“A harrowing first novel....A woman's Heart of Darkness....An obsessive monologue told in a measured whisper, desperate, chilling, seductive.”
“Stark imagery paints a visceral, powerful portrait of a milieu beset by mistrust and pain.”
“Profound and lyrical....Svoboda's reflective first-person narrative wades through deep currents of emotion. Sharp-boned writing that echoes for hours.”
“Cannibal has what many novels lack: guts, grist, balls, heart, lungs, and a worldview horrifically, uniquely its own.”
“All too often American writers depict Africans as the "Other." Svoboda realistically portrays her central character as the "Other" whose ways seem strange to the Africans she encounters.”
“Cannibal is very powerful.”
Synopsis:
Cannibal is Africa from the inside—inside the head of a woman who fears that the man she loves is CIA, that the film the're supposed to make is his cover, that she might be pregnant. A haunting story of survival, Cannibal lays bare a woman's greatest hungers. Known as Good-for-Nothing by the Africans —unfit for the climate, the work, or frienship, she struggles for recognition, and for her life.
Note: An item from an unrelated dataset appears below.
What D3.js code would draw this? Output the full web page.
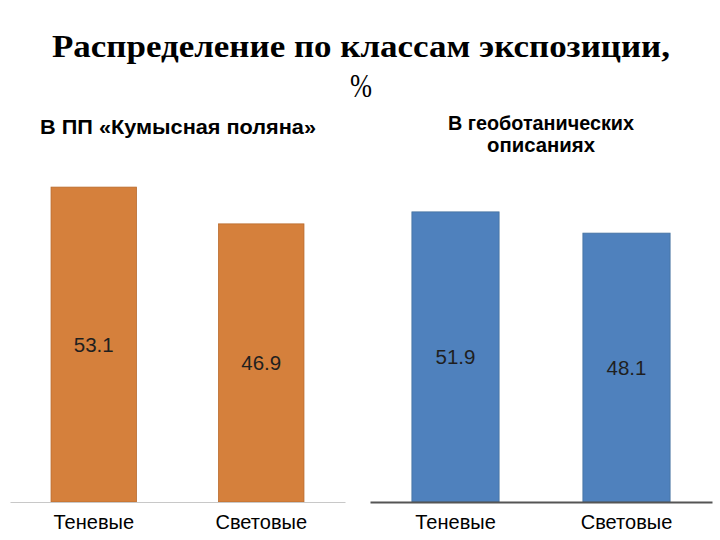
<!DOCTYPE html>
<html>
<head>
<meta charset="utf-8">
<script src="https://cdn.jsdelivr.net/npm/d3@7"></script>
<style>
  html, body { margin: 0; padding: 0; background: #fff; }
  svg { display: block; }
</style>
</head>
<body>
<svg id="chart" width="720" height="540"></svg>
<script>
const categories = ["Теневые", "Световые"];
const valuesLeft = [53.1, 46.9];
const valuesRight = [51.9, 48.1];
const titleLines = ["Распределение по классам экспозиции,", "%"];
const subtitleLeft = ["В ПП «Кумысная поляна»"];
const subtitleRight = ["В геоботанических", "описаниях"];

const svg = d3.select("#chart");
const sans = "'Liberation Sans', Arial, sans-serif";
const serif = "'Liberation Serif', 'DejaVu Serif', serif";

// Title
svg.append("text")
  .attr("x", 361).attr("y", 57)
  .attr("text-anchor", "middle")
  .attr("font-family", serif).attr("font-weight", "bold")
  .attr("font-size", 31)
  .attr("textLength", 618).attr("lengthAdjust", "spacingAndGlyphs")
  .attr("fill", "#000")
  .text(titleLines[0]);
svg.append("text")
  .attr("x", 361).attr("y", 97)
  .attr("text-anchor", "middle")
  .attr("font-family", serif).attr("font-weight", "normal")
  .attr("font-size", 33)
  .attr("textLength", 22).attr("lengthAdjust", "spacingAndGlyphs")
  .attr("fill", "#000")
  .text(titleLines[1]);

// Subtitles
svg.append("text")
  .attr("x", 178).attr("y", 134)
  .attr("text-anchor", "middle")
  .attr("font-family", sans).attr("font-weight", "bold")
  .attr("font-size", 20.5)
  .attr("textLength", 276).attr("lengthAdjust", "spacingAndGlyphs")
  .attr("fill", "#000")
  .text(subtitleLeft[0]);
const rLens = [186, 108];
const rYs = [130, 152];
subtitleRight.forEach((t, i) => {
  svg.append("text")
    .attr("x", 541).attr("y", rYs[i])
    .attr("text-anchor", "middle")
    .attr("font-family", sans).attr("font-weight", "bold")
    .attr("font-size", 20.5)
    .attr("textLength", rLens[i]).attr("lengthAdjust", "spacingAndGlyphs")
    .attr("fill", "#000")
    .text(t);
});

function drawPanel(cfg) {
  const x = d3.scaleBand().domain(categories)
    .range([cfg.x0, cfg.x1]).paddingInner(0.49).paddingOuter(0.245);
  const y = d3.scaleLinear().domain([0, 60]).range([cfg.base, cfg.base - cfg.pxPerUnit * 60]);
  const data = categories.map((c, i) => ({ c, v: cfg.values[i] }));
  const g = svg.append("g");

  g.selectAll("rect").data(data).join("rect")
    .attr("x", d => x(d.c))
    .attr("y", d => y(d.v))
    .attr("width", x.bandwidth())
    .attr("height", d => y(0) - y(d.v))
    .attr("fill", cfg.color)
    .attr("stroke", cfg.stroke).attr("stroke-width", 0.8);

  g.selectAll("text.val").data(data).join("text")
    .attr("class", "val")
    .attr("x", d => x(d.c) + x.bandwidth() / 2)
    .attr("y", d => (y(d.v) + y(0)) / 2 + 7.5)
    .attr("text-anchor", "middle")
    .attr("font-family", sans).attr("font-size", 20.5)
    .attr("fill", "#1f1f1f")
    .text(d => d.v.toFixed(1));

  const axis = d3.axisBottom(x).tickSize(0).tickPadding(9).tickSizeOuter(0);
  const ax = g.append("g").attr("transform", `translate(0,${cfg.base})`).call(axis);
  ax.select(".domain").attr("stroke", cfg.axisColor).attr("stroke-width", cfg.axisWidth);
  ax.selectAll("text")
    .attr("font-family", sans).attr("font-size", 20)
    .attr("fill", "#000")
    .attr("dy", "0.9em");
}

drawPanel({ x0: 10, x1: 345, base: 502, pxPerUnit: 5.93, values: valuesLeft,
  color: "#D5803C", stroke: "#b86a2c", axisColor: "#c8c8c8", axisWidth: 1.2 });
drawPanel({ x0: 370, x1: 712, base: 502, pxPerUnit: 5.59, values: valuesRight,
  color: "#4F81BD", stroke: "#45719f", axisColor: "#555", axisWidth: 2 });
</script>
</body>
</html>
What she finds, wandering the savannah for months, are the "blue people", those with AIDS who have been left to die in an abandoned British outpost. But this is only counterpoint to her own predicament. "Trust hasn't enough syllables," she says, regarding her lover walking ahead of her. "He doesn't look at it. I can't not look, but he won't look." In Cannibal, nobody wants to look—the differences are too frightening, the truth too stark, the love too little. A step beyond Heart of Darkness, Cannibal is the virtual reality of exotic paranoia where, when the images break apart, Death grins out.